Student Festival (Online)
Participated in ITI/UNESCO Network for Higher Education in the Performing Arts / 2nd Student Festival (Online) Monday - Sunday, 13 - 19 July 2020
Here is AeRan’s take as she was invited to co-host the Korean on-line after show discussion. Her primary role was translator for Director Ha Kyounghwa of the Korean show Desire and provide additional commentary. Upon watching and reflecting on the show she wrote the following text.
Desire: corporeal expressions especially those created by the Korean body and Korean movement to tell the story of Medea.
- It was interesting to see the combination of Korean body verses greek mythology. To relate to the theme of the festival Home: Greek mythology is home or mother of theatre and the Korean body is the local home of where the actors are trained. In addition, according to what the director indicated, she utilized sources from Stanislavsky, considered to be the father of an actors theatre training. In this respect, the theme Home brings another layer - Travel. How Western-European theatre travels to Korea in contemporary society? In terms of theatre, what does really travel and how is it localized? Does theatre conduct a multicultural complement to enrich our existing culture or does it come disguised as another homoginization aspect of globalization? To explore these vital questions particularly today in the complex flux of multiculturalism, inter-culturalism, globalization, and pan-culturalism, the student theatre festival is especially important, more than at any other time. I really appreciate ITI giving this opportunity to open theatre discussions around the concept of Home.

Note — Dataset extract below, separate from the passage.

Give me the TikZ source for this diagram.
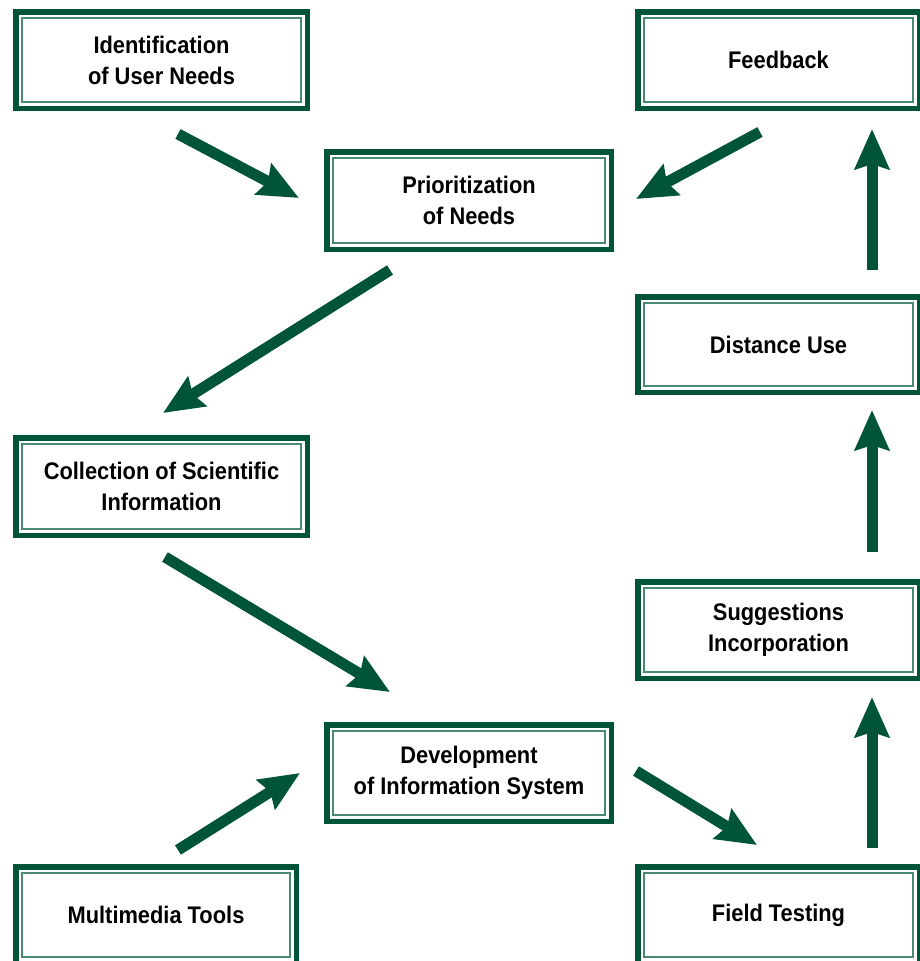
\documentclass[tikz,border=0pt]{standalone}
\usepackage{fontspec}
\setmainfont{Liberation Sans}[FakeStretch=0.91]
\usetikzlibrary{arrows.meta}
\definecolor{dg}{RGB}{0,84,56}
\definecolor{lg}{RGB}{74,138,112}
\tikzset{
  box/.style={draw=dg, line width=5.5pt, fill=white, inner sep=0pt, outer sep=0pt,
    align=center, text=black, font=\fontsize{24}{31}\selectfont\bfseries},
  innerline/.style={draw=lg, line width=1.8pt},
  arr/.style={draw=dg, line width=11pt, -{Stealth[length=40pt,width=34pt,inset=5pt]}}
}
\begin{document}
\begin{tikzpicture}[x=1pt,y=-1pt]
\useasboundingbox (0,0) rectangle (919,961);
\fill[white] (0,0) rectangle (919,961);
\node[box, minimum width=291.5pt, minimum height=96.5pt] (idn) at (161.5,60) {Identification\\of User Needs};
\node[box, minimum width=281.5pt, minimum height=96.5pt] (fb) at (778.5,60) {Feedback};
\node[box, minimum width=284.5pt, minimum height=97.5pt] (pri) at (469,200.5) {Prioritization\\of Needs};
\node[box, minimum width=281.5pt, minimum height=95.5pt] (dis) at (778.5,344.5) {Distance Use};
\node[box, minimum width=291.5pt, minimum height=97.5pt] (col) at (161.5,486.5) {Collection of Scientific\\Information};
\node[box, minimum width=281.5pt, minimum height=96.5pt] (sug) at (778.5,630) {Suggestions\\Incorporation};
\node[box, minimum width=284.5pt, minimum height=96.5pt] (dev) at (469,773) {Development\\of Information System};
\node[box, minimum width=280.5pt, minimum height=96.5pt] (mm) at (156,915) {Multimedia Tools};
\node[box, minimum width=281.5pt, minimum height=96.5pt] (ft) at (778.5,915) {Field Testing};
\foreach \n in {idn,fb,pri,dis,col,sug,dev,mm,ft}{
  \draw[innerline] ([shift={(6.25,6.25)}]\n.north west) rectangle ([shift={(-6.25,-6.25)}]\n.south east);
}
% arrow end points
\coordinate (a1s) at (178,134); \coordinate (a1e) at (299,198);
\coordinate (a2s) at (760,132); \coordinate (a2e) at (636,199);
\coordinate (a3s) at (390,270); \coordinate (a3e) at (163,413);
\coordinate (a4s) at (165,557); \coordinate (a4e) at (390,692);
\coordinate (a5s) at (178,850); \coordinate (a5e) at (300,773);
\coordinate (a6s) at (636,771); \coordinate (a6e) at (757,845);
\coordinate (a7s) at (872,848); \coordinate (a7e) at (872,697);
\coordinate (a8s) at (872,552); \coordinate (a8e) at (872,410);
\coordinate (a9s) at (872,270); \coordinate (a9e) at (872,129);
\draw[arr] (a1s) -- (a1e);
\draw[arr] (a2s) -- (a2e);
\draw[arr] (a3s) -- (a3e);
\draw[arr] (a4s) -- (a4e);
\draw[arr] (a5s) -- (a5e);
\draw[arr] (a6s) -- (a6e);
\draw[arr] (a7s) -- (a7e);
\draw[arr] (a8s) -- (a8e);
\draw[arr] (a9s) -- (a9e);
\end{tikzpicture}
\end{document}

- My second response to Desire involved the role of the spectators. We know theatre is foremost a gathering, a meeting. Many theatre practitioners like Grotowski have defined the essential element of theatre as the relationship between the actor and the spectator. And Richard Schechner underlines the importance of between-ness, not what is, but what is happening between the actors and the spectators. Theatre comes from the greek théatron, meaning a viewing place. And what do we see? We see as Jean-Marie Pradier articulated, “the incarnation of the imagination”. In Desire, I sensed the invitation to witness the actors’ emotional journey. I was not invited to personally feel their journey but rather view how they felt. I thought about feelings, not felt them. Primarily I was more interested in analyzing theater than submitting to its hallowed power to move and enthrall me. When I was working with Eugenio Barba, he shared with us on opening night that the meeting with the spectators is the meeting of the truth to evaluate whether all our experiments would work or not - that our truth would meet the spectators truth. Rather than cancelling this Festival, this opportunity to meet, the ITI courageously organized an on-line Festival. The performances and meetings during this Festival allowed me to seriously ponder my question of this relationship between the actors and spectators. This question perhaps not unsurprisingly emerged in the online format more than ever.